On the afternoon of November 22, Coinbase executive Conor Grogan stated on social media X that Binance is very likely to fully pay the $4.3 billion fine without selling any crypto assets.
In summary, although there is no clear explanation yet on how Binance will pay this hefty fine, the current operational data from the platform indicates that it has not significantly impacted its trading business.
Is the Conclusion of the Binance Fine a Positive or Negative Development?
Currently, many industry participants believe that the U.S. Department of Justice reaching a settlement with Binance on the charges is of great significance for the crypto industry, as it will promote the compliance process in the crypto sector. For Binance, ending the years-long criminal investigation that has loomed over the exchange like the Sword of Damocles, and only needing to pay compensation and comply with regulatory agreements may open a new chapter for the company.
However, many users are concerned that the SEC has not yet made a final statement on its lawsuit against Binance, indicating that the negative news may not be fully priced in, and Binance may still face another hefty fine from the SEC.
Regarding the SEC's subsequent regulatory discussions, Binance co-founder He Yi responded in the community that the SEC is a civil lawsuit, and it will take time to resolve, similar to Ripple. She also added that their early compliance was not good enough, and mistakes must be addressed. Binance did not touch user funds or manipulate the market, and if compliance is done well, they will be good actors. This is not just targeted at Binance; first it was BitMEX, now it's Binance, and they are all in line. Now it is compliant Binance, and a new chapter is opening.

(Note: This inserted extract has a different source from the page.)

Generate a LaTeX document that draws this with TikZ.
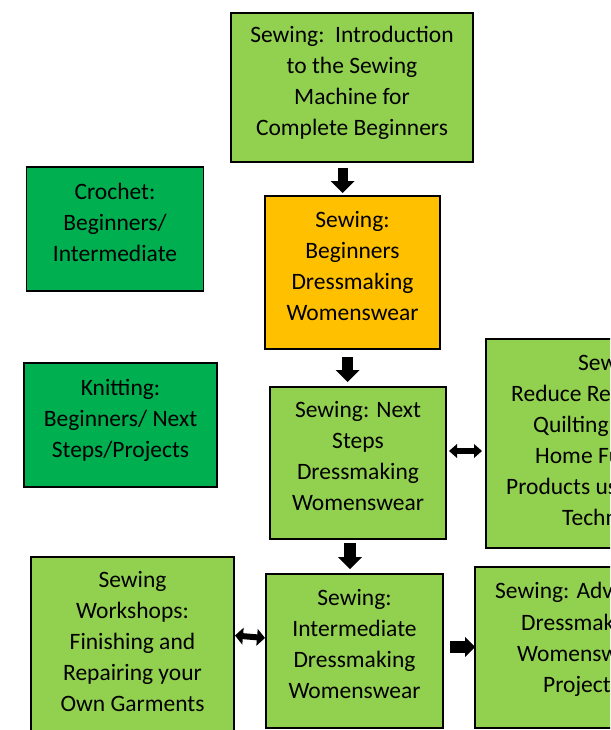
\documentclass[tikz,border=0pt]{standalone}
\usepackage{fontspec}
\setmainfont{Carlito}
\usetikzlibrary{arrows.meta}
\definecolor{lgreen}{HTML}{92D050}
\definecolor{dgreen}{HTML}{00B050}
\definecolor{orangey}{HTML}{FFC000}
\newcommand\boxfont{\fontsize{23.5}{31}\selectfont}
\newcommand\mystrut{\rule[-13.5pt]{0pt}{31pt}}
\tikzset{
  box/.style={draw=black, line width=1.8pt, outer sep=0pt, inner sep=0pt,
    align=center, font=\boxfont, text=black,
    execute at begin node=\mystrut, execute at end node=\mystrut},
  lg/.style={box, fill=lgreen},
  dg/.style={box, fill=dgreen},
  og/.style={box, fill=orangey},
  frag/.style={anchor=base west, inner sep=0pt, font=\boxfont, text=black},
  downarrow/.style={draw=black, -{Triangle[width=24pt,length=12pt,line width=0pt]}},
  dblarrow/.style={draw=black, line width=6pt,
    {Triangle[width=#1,length=8pt,line width=0pt]}-{Triangle[width=#1,length=8pt,line width=0pt]}},
}
\begin{document}
\begin{tikzpicture}[x=1pt,y=-1pt]
\useasboundingbox (0,0) rectangle (610,730);
\clip (0,0) rectangle (610,730);
\fill[white] (0,0) rectangle (610,730);

\node[lg, minimum width=242pt, minimum height=149pt] (intro) at (352,87.5)
  {Sewing:\ \ Introduction\\to the Sewing\\Machine for\\Complete Beginners};
\node[dg, minimum width=177pt, minimum height=124pt] (crochet) at (115,229)
  {Crochet:\\Beginners/\\Intermediate};
\node[og, minimum width=175pt, minimum height=153pt] (begin) at (352.5,272.5)
  {Sewing:\\Beginners\\Dressmaking\\Womenswear};
\node[dg, minimum width=193pt, minimum height=124pt] (knit) at (120.5,425)
  {Knitting:\\Beginners/ Next\\Steps/Projects};
\node[lg, minimum width=176pt, minimum height=152pt] (next) at (358,463)
  {Sewing: Next\\Steps\\Dressmaking\\Womenswear};
\node[lg, minimum width=240pt, minimum height=209pt] (reduce) at (606,443.5) {};
\node[lg, minimum width=203pt, minimum height=183pt] (work) at (132.5,648.5)
  {Sewing\\Workshops:\\Finishing and\\Repairing your\\Own Garments};
\node[lg, minimum width=177pt, minimum height=154pt] (inter) at (354.5,651)
  {Sewing:\\Intermediate\\Dressmaking\\Womenswear};
\node[lg, minimum width=240pt, minimum height=161pt] (adv) at (595,647.5) {};

% visible parts of the cut-off texts
\node[frag] (r1) at (578,370) {Sew};
\node[frag] (r2) at (511,401) {Reduce Re};
\node[frag] (r3) at (533,432) {Quilting};
\node[frag] (r4) at (535,463) {Home Fu};
\node[frag] (r5) at (506,494) {Products us};
\node[frag] (r6) at (562,525) {Techn};
\node[frag] (a1) at (495,598) {Sewing: Adv};
\node[frag] (a2) at (521,630) {Dressmak};
\node[frag] (a3) at (517,661) {Womensw};
\node[frag] (a4) at (543,692) {Project};

% block arrows
\draw[downarrow, line width=10pt] ([xshift=-9.5pt,yshift=-6pt]intro.south) -- ([xshift=-10pt,yshift=3pt]begin.north);
\draw[downarrow, line width=11pt] ([xshift=-5pt,yshift=-8pt]begin.south) -- ([xshift=-10.5pt,yshift=5pt]next.north);
\draw[downarrow, line width=12pt] ([xshift=-8pt,yshift=-4pt]next.south) -- ([xshift=-4.5pt,yshift=5pt]inter.north);
\draw[dblarrow=14pt] ([xshift=3pt,yshift=12pt]next.east) -- ([xshift=-4pt,yshift=-7.5pt]reduce.west);
\draw[dblarrow=17pt] ([xshift=1pt,yshift=13pt]work.east) -- ([xshift=-1pt,yshift=13pt]inter.west);
\draw[draw=black, line width=12pt, -{Triangle[width=20pt,length=10pt,line width=0pt]}]
  ([xshift=7pt,yshift=4pt]inter.east) -- ([yshift=0.5pt]adv.west);
\end{tikzpicture}
\end{document}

Regarding the significance of the Binance settlement for the crypto industry, Coinbase CEO stated that the settlement will open a new chapter for the industry, and the crypto sector should establish itself in the U.S. in a compliant manner. Due to the lack of regulatory transparency, we have faced many difficulties in the U.S., and I hope today's news can serve as a catalyst for achieving the goal of regulatory transparency.
Matrixport stated that U.S. agencies did not accuse Binance of misappropriating any user funds or engaging in market manipulation, and the fine amount is lower than the previously feared $10 billion. Binance is likely to remain one of the top three exchanges in the next 2-3 years. Although this guilty plea agreement does not include the U.S. SEC, it is a very favorable outcome for Changpeng Zhao and Binance itself.
Regarding the impact of this regulation, he wrote that more exchanges will strengthen their compliance programs, which will help in the approval of spot Bitcoin ETFs in the U.S. With this guilty plea agreement, expectations for spot Bitcoin ETFs may have risen to 100%, as the entire industry will be forced to comply with the rules that traditional financial companies must follow. More importantly, this industry's legitimization will strengthen institutional investors' cases for adopting Bitcoin and may make Bitcoin a safe-haven asset in investors' portfolios. Changpeng Zhao may return during the next bear market in 2026.
Crypto KOL Shen Yu also stated that the settlement regulatory agreement between the U.S. Department of Justice and Binance paves the way for ETFs.
However, for Binance, the long-term impact of this event will take more time to gradually clarify, including whether it can obtain compliance licenses in the U.S., whether the new CEO can gain the team's recognition and cohesion, and other issues that will determine Binance's long-term fate.